As they shuffled up to our second floor apartment, some in Hornets jerseys, some dressed in red from head to toe, a few wearing blue rags, and all sporting gleaming white sneakers, I whispered a little prayer that Jesus would help me show his character to these kids. When one of the teens played “cars” on the living room floor with my two year old while I set the table, I thought ‘this is what the Body should look like, young and old doing having fun together’. Later on, we sat around my table passing cornbread, pouring sweet tea, and dreaming of a better future for Hollygrove.
This is how my husband and I did church in the wild of Hollygrove. One conversation, one relationship, one meal, one breakthrough at a time.
This is what I thought we’d be doing when we took up the call to plant a church in the wild of Boston. This wild is rife with systemic injustice, food insecurity, and inadequate education and we want to set up camp. But for a few years now, I’ve been overwhelmed with the business of church planting. Many nights I worried about numbers and budgets and expectations. When we missed the deadlines and benchmarks for a “successful church plant”, I questioned God’s call on our lives. “Did God really?” became my go-to accusation.
Spun out in anxiety and ready to give church planting all together, “No Church in the Wild” by Kanye West and Jay-Z “randomly” played in my Spotify radio. From the guttural, grimy guitar intro, to the vivid lyrics, I was arrested by the truth that in the urban core, there’s so much need. There’s so much brokenness, so much poverty, so much desperation, and my husband and I love the city far too much to let it stay that way. When Frank Ocean sang the bridge, “Your love is my scripture,” the desire I felt nine years ago to love on some teen boys with calories and chicken flooded back to me. I knew how I wanted to brave this wild: one conversation, one relationship, one meal, one breakthrough at a time.
The Holy Spirit used Kanye and Jay-Z to renew my passion for urban church planting by reminding me of my loves for the church and the wild.
I love the church. I love the gathering of Jesus followers to transform a community by just being. Not throwing huge events necessarily, but just meeting, loving, and Kingdom dreaming together. I desire to see the church holistically care for people, by combing both spiritual and physical needs, I love it when people meet Jesus when Christians do the unglamorous job of helping an immigrant apply for a job or a failing student pass a big test.
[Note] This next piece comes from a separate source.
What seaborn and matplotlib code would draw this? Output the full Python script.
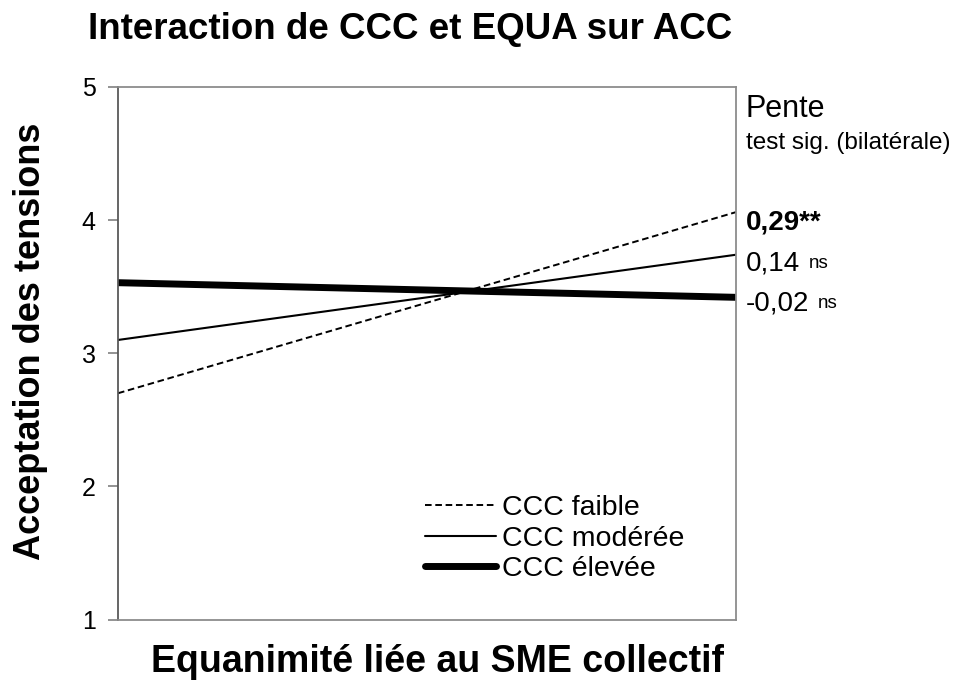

I’m brought to tears every time I think of Jesus and his ministry and I wonder what are the “greater things on earth” we could do here in Boston.
I love the wild of the city. I love the hard sounds of bass from the corner and the movement at every hour of the day. I love the strategy required to find a parking space near the Public Gardens, and I love Fenway in the summer. I love taking the “T” and people watching. Diversity is the red line at 5pm, janitors, scientists, students, doctors, tourists, and the homeless all share space on that crowded car. I love intrusive big mamas and the challenge of earning a single mother’s trust.
I can’t abandon the wild, though. I see the beauty in braving the danger of making ourselves available to gang-affiliated teens and single mamas. I also know that unless God goes before me like the Israelites in the wilderness, this church plant won’t take off, but I want that journey. I want that challenge. I want to be a church in the wild.
So planting in Boston’s urban core just makes sense, it’s simply merging my two loves under the banner of my Ultimate Love.
For a while, this dream felt secondary in light of the necessary measurements of church success: people, money, marketing, influence. I’m not cut out for that wilderness. I cannot brave another day of expectations and metrics.
Going forward, I have to be true to myself. I just have to. It’s true, at times, I don’t understand the complexities of church planting strategy, but I do understand the necessity of community building. I know Jesus came to seek and save the lost, heal the sick, and touch the outcast. He came to reveal the Father and invite us to the table as beloved children. He came fierce and determined to plant His church on this wild, broken earth.
So, I’ll do my part to continue that work and plant a church in Boston. Not with spreadsheets and programs but with mounds of mashed potatoes and sweet tea and yes, maybe even oven-fried chicken.
After all, this is the only way my husband and I know how to do church: one conversation, one relationship, one meal, one breakthrough, one day at a time.